— start of SOURCE EXCERPT —

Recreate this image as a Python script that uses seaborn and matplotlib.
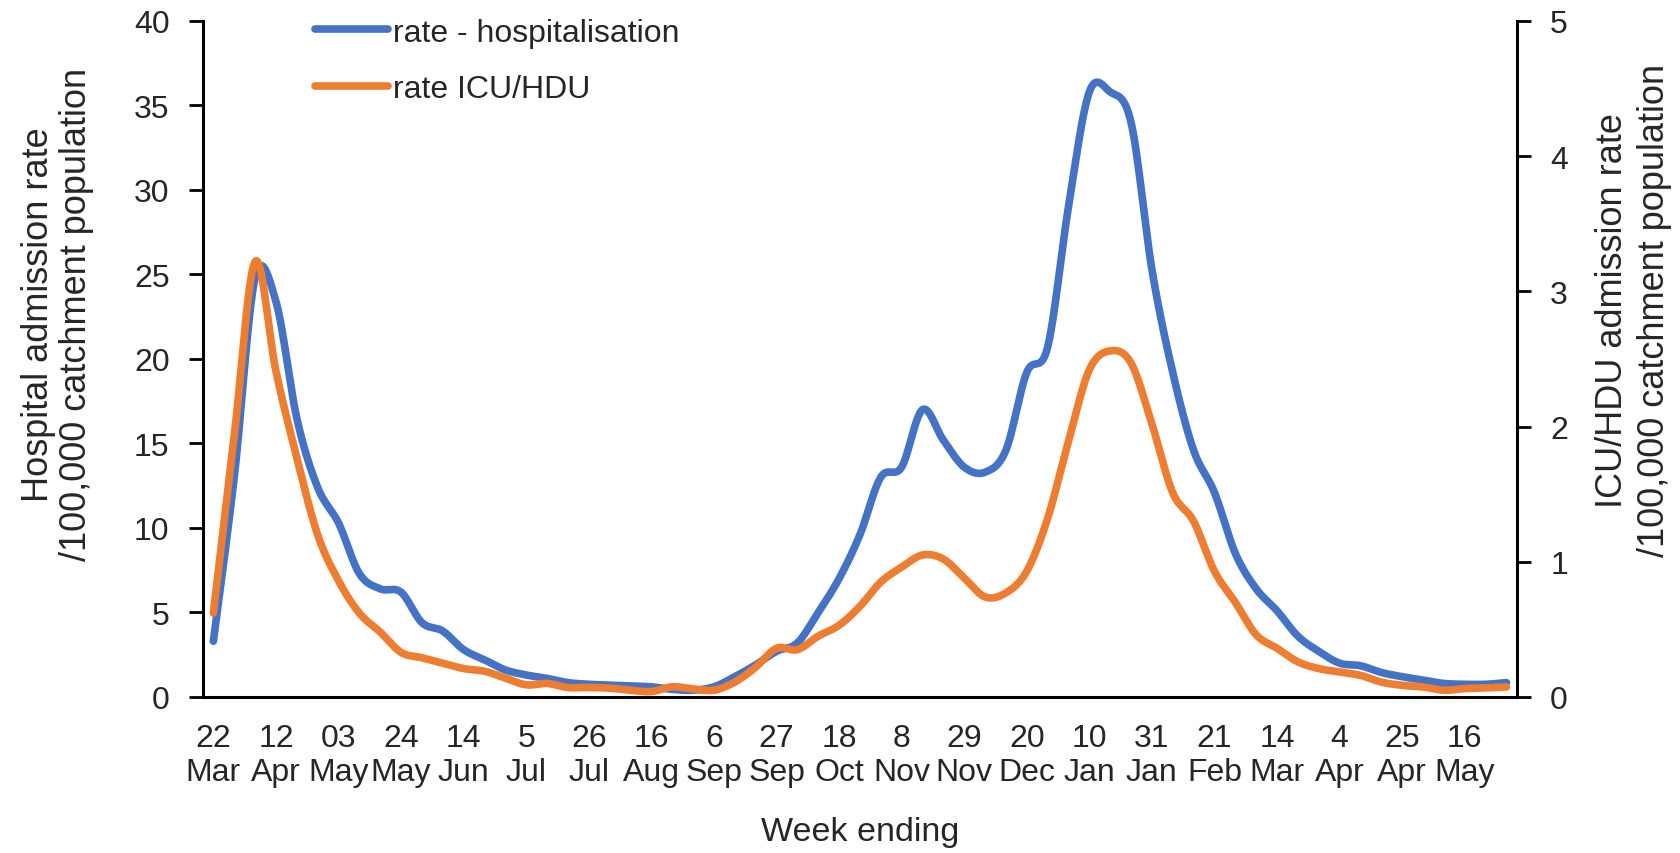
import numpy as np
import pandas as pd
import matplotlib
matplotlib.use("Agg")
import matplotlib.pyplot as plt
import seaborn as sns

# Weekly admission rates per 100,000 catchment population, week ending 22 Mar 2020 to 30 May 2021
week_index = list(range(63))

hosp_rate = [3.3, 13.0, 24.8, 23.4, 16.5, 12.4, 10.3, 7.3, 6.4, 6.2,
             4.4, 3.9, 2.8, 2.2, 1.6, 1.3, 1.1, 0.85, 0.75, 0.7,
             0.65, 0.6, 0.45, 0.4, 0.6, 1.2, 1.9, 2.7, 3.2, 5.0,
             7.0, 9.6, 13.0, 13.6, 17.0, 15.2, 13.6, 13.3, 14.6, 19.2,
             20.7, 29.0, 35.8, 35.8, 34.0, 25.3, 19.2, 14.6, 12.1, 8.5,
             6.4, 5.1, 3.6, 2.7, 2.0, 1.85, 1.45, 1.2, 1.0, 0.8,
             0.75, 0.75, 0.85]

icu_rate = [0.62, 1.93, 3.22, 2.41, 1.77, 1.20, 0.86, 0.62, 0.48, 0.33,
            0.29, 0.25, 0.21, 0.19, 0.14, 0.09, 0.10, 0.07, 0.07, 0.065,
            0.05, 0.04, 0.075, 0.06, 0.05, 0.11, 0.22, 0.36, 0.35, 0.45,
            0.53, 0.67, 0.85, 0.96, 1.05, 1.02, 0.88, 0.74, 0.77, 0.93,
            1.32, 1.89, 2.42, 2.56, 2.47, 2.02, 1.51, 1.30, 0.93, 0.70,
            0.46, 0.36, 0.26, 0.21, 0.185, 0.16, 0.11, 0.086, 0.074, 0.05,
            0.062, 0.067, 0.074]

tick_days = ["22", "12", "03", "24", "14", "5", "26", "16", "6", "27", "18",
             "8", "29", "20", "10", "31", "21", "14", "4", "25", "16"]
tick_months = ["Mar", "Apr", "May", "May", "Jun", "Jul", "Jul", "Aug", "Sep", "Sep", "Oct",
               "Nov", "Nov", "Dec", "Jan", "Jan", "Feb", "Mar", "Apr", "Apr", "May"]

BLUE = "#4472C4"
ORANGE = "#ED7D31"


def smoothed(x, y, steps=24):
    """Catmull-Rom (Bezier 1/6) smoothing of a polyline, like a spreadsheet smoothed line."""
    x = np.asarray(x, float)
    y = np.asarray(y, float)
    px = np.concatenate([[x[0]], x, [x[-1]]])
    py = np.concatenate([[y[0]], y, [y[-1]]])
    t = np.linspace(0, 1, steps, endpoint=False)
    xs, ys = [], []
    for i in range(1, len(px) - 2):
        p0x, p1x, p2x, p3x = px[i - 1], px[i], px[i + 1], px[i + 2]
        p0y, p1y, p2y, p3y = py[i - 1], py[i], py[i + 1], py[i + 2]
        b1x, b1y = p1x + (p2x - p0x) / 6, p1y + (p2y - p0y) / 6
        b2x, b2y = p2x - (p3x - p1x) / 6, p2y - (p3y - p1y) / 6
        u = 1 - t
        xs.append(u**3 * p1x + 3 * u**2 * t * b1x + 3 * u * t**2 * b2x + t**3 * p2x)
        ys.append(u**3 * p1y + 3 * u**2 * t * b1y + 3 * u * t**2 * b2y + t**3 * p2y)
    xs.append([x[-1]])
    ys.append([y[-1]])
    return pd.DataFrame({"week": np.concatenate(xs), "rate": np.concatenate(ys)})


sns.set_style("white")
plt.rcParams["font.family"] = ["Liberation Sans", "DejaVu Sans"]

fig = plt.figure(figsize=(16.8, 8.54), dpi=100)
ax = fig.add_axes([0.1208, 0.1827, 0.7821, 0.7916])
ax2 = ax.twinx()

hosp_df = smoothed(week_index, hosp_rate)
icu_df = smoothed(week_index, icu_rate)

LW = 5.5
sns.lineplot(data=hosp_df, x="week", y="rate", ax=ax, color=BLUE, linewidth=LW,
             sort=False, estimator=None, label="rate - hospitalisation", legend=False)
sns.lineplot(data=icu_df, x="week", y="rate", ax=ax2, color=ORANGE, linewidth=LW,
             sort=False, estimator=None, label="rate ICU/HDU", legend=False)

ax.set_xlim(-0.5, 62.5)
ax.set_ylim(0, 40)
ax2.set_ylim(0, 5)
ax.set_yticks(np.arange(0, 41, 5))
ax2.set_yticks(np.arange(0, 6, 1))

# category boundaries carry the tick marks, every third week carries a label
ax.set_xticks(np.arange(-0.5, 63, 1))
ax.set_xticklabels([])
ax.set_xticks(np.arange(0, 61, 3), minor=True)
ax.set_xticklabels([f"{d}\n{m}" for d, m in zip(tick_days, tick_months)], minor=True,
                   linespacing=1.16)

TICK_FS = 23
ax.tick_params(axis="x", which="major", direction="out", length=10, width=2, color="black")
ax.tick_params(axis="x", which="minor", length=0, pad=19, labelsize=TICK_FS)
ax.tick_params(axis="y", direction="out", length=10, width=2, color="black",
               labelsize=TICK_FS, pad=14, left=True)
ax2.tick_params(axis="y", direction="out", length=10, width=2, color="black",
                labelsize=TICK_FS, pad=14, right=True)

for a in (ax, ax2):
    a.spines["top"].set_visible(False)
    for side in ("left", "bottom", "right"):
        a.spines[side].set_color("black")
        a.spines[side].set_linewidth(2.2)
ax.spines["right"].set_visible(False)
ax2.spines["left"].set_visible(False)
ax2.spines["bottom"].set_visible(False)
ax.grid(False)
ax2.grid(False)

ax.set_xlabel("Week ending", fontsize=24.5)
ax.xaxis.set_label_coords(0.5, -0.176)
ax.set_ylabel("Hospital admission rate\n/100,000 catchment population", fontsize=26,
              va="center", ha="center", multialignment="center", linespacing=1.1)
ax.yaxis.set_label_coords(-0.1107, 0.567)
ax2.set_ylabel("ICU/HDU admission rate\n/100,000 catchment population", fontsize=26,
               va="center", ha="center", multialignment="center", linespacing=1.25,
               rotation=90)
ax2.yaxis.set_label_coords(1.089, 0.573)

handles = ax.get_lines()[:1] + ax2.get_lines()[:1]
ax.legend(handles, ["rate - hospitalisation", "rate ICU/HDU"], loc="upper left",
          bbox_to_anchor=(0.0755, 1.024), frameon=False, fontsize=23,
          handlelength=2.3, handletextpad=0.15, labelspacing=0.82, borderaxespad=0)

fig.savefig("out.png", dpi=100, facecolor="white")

— end of SOURCE EXCERPT —

### WHAT TO DO
Copy every line of the listing that includes the string "seaborn".

### RESPONSE
Recreate this image as a Python script that uses seaborn and matplotlib.
import seaborn as sns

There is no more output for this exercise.